* [REQUIREMENT]:
Begin with the line that contains "Reproduce this chart with matplotlib." and continue down through the line that contains "yticks = [0, 1, 2, 3, 4, 5, 6, 7]"; reproduce those lines exactly and only those.

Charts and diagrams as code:

%%

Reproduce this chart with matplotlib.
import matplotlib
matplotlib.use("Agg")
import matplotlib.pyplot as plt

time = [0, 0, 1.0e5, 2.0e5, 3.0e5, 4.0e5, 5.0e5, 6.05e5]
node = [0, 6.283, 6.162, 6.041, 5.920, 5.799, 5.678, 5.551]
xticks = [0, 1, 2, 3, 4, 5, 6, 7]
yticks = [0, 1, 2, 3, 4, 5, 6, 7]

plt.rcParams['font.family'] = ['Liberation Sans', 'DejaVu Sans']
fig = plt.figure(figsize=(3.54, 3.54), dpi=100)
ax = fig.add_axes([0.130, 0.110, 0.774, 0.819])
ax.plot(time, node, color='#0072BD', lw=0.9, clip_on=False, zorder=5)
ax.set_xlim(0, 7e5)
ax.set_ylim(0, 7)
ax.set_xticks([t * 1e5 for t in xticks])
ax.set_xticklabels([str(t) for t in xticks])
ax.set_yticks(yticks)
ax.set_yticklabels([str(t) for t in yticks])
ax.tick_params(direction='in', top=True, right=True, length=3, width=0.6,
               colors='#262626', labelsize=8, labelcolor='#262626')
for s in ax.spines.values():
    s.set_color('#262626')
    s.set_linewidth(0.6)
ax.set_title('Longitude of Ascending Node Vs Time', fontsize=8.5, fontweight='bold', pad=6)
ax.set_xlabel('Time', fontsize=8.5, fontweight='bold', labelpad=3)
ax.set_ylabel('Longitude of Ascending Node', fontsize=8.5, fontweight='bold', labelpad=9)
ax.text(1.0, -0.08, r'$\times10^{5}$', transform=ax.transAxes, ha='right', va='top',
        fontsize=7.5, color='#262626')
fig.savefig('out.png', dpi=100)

%%
%%

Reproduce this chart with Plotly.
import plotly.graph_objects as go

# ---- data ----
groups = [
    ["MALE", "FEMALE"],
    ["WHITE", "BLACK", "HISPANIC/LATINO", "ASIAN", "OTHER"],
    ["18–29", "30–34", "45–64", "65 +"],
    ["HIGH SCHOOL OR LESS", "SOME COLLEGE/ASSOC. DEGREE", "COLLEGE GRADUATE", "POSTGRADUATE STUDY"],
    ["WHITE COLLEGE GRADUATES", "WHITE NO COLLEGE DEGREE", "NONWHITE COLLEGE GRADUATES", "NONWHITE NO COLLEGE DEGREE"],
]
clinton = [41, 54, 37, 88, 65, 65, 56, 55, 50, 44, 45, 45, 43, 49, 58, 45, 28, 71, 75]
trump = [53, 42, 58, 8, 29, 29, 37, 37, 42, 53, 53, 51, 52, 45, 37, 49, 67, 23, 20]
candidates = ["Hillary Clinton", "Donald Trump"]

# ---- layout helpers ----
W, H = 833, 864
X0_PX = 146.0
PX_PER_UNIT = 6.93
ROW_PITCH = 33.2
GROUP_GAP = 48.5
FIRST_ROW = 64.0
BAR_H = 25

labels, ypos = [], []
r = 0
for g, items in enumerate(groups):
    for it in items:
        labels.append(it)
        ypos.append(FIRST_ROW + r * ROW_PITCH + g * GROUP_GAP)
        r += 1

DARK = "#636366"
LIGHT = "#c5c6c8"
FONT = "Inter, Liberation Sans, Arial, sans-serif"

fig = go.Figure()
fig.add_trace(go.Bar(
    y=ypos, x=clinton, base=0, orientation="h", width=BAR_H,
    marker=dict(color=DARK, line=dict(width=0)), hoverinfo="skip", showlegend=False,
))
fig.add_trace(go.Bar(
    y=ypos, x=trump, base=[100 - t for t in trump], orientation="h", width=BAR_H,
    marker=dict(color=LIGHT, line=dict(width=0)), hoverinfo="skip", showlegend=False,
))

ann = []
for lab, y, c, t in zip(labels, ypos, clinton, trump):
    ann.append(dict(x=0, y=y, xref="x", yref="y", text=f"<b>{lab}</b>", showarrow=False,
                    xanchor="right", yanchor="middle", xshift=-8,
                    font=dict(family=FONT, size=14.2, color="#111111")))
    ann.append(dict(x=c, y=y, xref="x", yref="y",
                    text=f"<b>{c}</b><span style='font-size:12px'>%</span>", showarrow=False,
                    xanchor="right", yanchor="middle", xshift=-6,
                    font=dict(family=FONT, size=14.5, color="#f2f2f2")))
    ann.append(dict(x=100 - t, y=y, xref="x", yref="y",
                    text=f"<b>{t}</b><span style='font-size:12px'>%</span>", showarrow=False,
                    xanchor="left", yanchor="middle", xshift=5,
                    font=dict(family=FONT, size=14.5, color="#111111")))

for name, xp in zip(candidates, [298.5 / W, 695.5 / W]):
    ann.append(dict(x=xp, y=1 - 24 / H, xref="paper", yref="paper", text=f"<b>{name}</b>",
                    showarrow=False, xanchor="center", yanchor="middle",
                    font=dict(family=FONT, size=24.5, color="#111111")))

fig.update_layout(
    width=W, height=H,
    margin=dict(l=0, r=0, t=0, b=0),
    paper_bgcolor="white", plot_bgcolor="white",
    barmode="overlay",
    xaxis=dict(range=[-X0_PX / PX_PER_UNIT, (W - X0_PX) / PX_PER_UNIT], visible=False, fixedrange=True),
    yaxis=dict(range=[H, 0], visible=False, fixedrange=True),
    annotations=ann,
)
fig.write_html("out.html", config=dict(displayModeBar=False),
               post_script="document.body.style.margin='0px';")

%%

* [REPLY TO THE TASK]:
Reproduce this chart with matplotlib.
import matplotlib
matplotlib.use("Agg")
import matplotlib.pyplot as plt

time = [0, 0, 1.0e5, 2.0e5, 3.0e5, 4.0e5, 5.0e5, 6.05e5]
node = [0, 6.283, 6.162, 6.041, 5.920, 5.799, 5.678, 5.551]
xticks = [0, 1, 2, 3, 4, 5, 6, 7]
yticks = [0, 1, 2, 3, 4, 5, 6, 7]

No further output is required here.